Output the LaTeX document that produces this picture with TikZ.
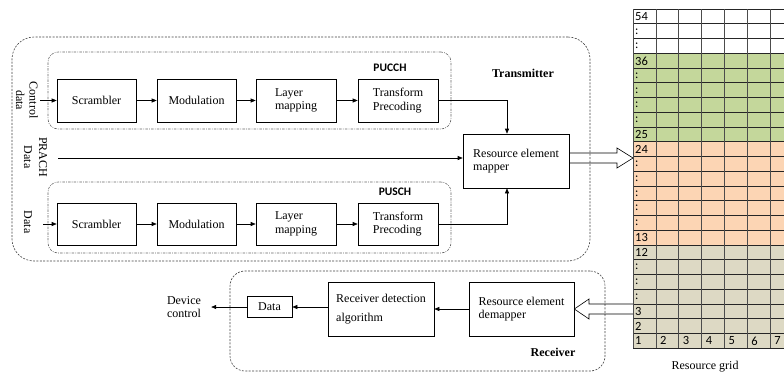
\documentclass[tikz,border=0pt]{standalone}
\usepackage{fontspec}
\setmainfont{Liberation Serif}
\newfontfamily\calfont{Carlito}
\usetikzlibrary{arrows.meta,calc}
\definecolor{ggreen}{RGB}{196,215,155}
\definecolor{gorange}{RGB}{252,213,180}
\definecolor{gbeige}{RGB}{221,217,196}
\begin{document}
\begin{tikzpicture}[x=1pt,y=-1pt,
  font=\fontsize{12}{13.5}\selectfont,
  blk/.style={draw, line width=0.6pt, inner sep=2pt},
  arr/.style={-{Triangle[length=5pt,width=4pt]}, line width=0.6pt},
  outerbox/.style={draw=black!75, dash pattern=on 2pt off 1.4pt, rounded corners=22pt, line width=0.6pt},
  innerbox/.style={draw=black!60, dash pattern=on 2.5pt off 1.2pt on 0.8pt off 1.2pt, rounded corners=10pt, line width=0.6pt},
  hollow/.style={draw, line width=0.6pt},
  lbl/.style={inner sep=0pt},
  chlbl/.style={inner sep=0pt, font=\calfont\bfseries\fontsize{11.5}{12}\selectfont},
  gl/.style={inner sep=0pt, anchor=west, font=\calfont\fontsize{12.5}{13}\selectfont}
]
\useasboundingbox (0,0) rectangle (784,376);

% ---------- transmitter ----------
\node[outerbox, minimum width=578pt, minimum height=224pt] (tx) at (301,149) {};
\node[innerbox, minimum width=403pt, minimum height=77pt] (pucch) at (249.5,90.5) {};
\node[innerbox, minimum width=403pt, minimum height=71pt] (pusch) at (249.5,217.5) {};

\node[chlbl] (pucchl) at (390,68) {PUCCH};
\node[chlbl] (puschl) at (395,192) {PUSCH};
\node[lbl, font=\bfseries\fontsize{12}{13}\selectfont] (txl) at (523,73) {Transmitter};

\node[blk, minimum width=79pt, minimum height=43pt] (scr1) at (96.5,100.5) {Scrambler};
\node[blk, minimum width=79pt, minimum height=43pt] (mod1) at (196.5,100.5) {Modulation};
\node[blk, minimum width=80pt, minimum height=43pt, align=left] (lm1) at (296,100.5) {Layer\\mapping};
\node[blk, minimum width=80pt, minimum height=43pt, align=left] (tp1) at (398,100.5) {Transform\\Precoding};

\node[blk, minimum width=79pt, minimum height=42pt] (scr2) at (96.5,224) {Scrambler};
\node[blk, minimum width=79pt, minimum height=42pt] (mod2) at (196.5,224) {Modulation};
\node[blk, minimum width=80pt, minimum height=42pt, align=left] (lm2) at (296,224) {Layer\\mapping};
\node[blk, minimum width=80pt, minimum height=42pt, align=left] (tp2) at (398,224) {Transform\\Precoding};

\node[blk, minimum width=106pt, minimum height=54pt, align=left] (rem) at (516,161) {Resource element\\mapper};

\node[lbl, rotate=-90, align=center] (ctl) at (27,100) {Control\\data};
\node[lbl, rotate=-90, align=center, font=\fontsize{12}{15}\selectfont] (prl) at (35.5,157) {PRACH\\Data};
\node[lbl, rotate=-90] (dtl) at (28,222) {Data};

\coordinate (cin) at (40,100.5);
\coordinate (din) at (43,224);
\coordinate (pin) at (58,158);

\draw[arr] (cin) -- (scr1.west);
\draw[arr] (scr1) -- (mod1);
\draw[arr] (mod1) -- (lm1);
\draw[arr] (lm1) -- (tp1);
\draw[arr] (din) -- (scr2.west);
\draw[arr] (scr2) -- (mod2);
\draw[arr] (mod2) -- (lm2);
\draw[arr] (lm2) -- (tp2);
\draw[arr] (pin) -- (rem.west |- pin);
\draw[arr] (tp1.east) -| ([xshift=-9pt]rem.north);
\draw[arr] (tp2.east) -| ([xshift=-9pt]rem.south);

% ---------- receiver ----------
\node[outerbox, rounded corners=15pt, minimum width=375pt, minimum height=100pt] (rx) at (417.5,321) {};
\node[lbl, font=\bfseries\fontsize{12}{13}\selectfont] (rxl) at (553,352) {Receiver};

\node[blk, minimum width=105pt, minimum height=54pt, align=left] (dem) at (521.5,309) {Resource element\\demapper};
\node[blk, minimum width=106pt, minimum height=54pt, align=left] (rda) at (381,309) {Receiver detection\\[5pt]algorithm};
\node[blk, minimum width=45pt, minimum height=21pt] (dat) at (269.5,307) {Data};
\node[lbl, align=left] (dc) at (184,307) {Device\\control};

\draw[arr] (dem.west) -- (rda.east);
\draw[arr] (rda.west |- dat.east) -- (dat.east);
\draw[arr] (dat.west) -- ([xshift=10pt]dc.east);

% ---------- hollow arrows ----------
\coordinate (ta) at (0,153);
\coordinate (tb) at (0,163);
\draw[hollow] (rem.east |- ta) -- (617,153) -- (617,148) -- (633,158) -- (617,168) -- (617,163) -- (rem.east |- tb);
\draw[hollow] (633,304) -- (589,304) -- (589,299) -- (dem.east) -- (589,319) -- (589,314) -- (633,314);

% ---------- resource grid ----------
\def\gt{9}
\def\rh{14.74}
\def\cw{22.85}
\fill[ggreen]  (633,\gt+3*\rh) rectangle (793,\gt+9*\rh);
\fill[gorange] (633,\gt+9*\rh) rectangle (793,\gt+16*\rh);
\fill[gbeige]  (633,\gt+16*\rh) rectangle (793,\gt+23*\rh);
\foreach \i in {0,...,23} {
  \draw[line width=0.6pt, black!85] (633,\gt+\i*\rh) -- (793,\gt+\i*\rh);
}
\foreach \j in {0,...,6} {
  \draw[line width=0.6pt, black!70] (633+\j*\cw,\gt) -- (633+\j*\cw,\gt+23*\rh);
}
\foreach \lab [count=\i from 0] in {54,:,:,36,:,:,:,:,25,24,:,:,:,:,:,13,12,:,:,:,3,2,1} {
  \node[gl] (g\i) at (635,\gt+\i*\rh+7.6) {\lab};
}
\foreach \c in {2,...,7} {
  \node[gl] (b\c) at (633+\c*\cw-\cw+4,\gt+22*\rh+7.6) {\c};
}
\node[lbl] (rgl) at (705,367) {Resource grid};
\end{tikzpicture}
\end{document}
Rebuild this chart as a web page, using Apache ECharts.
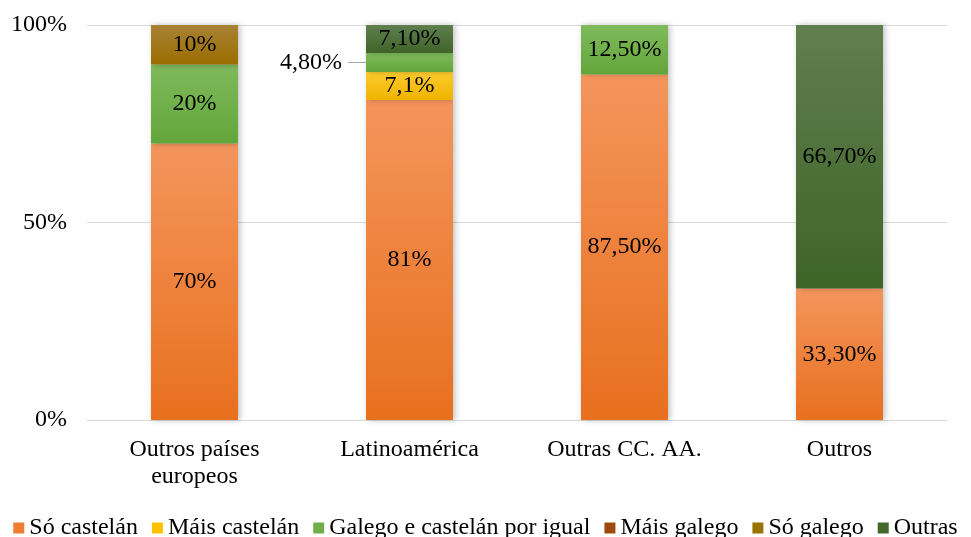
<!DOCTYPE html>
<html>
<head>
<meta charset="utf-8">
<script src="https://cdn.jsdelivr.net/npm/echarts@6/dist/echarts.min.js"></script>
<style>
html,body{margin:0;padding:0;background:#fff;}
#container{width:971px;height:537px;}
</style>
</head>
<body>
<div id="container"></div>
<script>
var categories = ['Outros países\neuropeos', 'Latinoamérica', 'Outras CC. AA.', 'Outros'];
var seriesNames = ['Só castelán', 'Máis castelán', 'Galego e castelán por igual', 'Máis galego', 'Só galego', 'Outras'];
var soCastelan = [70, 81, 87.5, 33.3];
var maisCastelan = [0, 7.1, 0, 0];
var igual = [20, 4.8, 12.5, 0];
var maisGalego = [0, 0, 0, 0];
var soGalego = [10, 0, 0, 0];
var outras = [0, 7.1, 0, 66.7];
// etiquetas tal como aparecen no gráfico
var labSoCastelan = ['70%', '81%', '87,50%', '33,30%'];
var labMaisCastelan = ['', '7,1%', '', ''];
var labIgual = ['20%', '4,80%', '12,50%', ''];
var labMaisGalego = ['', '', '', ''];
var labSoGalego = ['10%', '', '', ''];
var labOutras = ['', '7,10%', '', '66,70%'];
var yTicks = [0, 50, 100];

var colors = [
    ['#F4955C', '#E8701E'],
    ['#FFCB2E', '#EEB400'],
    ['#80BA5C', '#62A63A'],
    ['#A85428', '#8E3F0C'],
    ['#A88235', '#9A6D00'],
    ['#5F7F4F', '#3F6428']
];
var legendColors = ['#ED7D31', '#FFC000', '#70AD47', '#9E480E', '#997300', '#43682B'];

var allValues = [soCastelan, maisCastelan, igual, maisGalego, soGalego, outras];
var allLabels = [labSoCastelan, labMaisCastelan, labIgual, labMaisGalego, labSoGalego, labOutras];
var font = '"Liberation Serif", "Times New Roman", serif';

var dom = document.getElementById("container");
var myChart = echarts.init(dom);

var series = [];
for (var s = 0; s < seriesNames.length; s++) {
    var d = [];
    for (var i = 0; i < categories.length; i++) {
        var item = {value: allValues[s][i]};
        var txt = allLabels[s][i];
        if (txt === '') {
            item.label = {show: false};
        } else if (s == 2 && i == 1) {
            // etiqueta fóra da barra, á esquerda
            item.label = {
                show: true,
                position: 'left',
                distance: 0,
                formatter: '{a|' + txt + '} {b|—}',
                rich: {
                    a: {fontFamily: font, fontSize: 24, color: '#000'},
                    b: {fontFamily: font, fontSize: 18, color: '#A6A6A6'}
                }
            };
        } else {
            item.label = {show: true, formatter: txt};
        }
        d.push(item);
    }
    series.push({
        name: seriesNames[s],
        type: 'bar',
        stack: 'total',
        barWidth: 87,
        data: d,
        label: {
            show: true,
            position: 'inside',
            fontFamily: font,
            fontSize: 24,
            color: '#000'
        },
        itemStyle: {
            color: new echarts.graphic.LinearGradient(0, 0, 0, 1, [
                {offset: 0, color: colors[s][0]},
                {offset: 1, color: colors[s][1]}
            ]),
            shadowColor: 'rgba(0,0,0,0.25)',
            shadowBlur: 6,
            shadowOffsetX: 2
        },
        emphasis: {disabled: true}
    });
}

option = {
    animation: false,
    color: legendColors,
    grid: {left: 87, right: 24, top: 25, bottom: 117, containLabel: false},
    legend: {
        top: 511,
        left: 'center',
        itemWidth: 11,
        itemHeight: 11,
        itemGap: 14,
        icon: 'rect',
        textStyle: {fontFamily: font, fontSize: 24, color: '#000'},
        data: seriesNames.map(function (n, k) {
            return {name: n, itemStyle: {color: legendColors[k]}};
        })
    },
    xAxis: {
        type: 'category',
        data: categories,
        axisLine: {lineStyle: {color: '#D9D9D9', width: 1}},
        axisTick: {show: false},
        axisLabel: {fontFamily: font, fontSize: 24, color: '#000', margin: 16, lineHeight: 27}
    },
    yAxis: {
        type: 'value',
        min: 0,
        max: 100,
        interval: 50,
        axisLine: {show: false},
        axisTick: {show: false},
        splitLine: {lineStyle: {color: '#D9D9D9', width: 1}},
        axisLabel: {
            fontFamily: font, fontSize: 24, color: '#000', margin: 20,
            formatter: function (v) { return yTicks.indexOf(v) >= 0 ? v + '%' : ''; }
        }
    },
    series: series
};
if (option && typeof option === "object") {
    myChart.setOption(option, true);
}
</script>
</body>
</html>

Written task
Everything from the first line of the records through the line containing "width=403pt, minimum height=71pt]" should be reproduced exactly, apart from the pictures.

Result below
Output the LaTeX document that produces this picture with TikZ.
\documentclass[tikz,border=0pt]{standalone}
\usepackage{fontspec}
\setmainfont{Liberation Serif}
\newfontfamily\calfont{Carlito}
\usetikzlibrary{arrows.meta,calc}
\definecolor{ggreen}{RGB}{196,215,155}
\definecolor{gorange}{RGB}{252,213,180}
\definecolor{gbeige}{RGB}{221,217,196}
\begin{document}
\begin{tikzpicture}[x=1pt,y=-1pt,
  font=\fontsize{12}{13.5}\selectfont,
  blk/.style={draw, line width=0.6pt, inner sep=2pt},
  arr/.style={-{Triangle[length=5pt,width=4pt]}, line width=0.6pt},
  outerbox/.style={draw=black!75, dash pattern=on 2pt off 1.4pt, rounded corners=22pt, line width=0.6pt},
  innerbox/.style={draw=black!60, dash pattern=on 2.5pt off 1.2pt on 0.8pt off 1.2pt, rounded corners=10pt, line width=0.6pt},
  hollow/.style={draw, line width=0.6pt},
  lbl/.style={inner sep=0pt},
  chlbl/.style={inner sep=0pt, font=\calfont\bfseries\fontsize{11.5}{12}\selectfont},
  gl/.style={inner sep=0pt, anchor=west, font=\calfont\fontsize{12.5}{13}\selectfont}
]
\useasboundingbox (0,0) rectangle (784,376);

% ---------- transmitter ----------
\node[outerbox, minimum width=578pt, minimum height=224pt] (tx) at (301,149) {};
\node[innerbox, minimum width=403pt, minimum height=77pt] (pucch) at (249.5,90.5) {};
\node[innerbox, minimum width=403pt, minimum height=71pt] (pusch) at (249.5,217.5) {};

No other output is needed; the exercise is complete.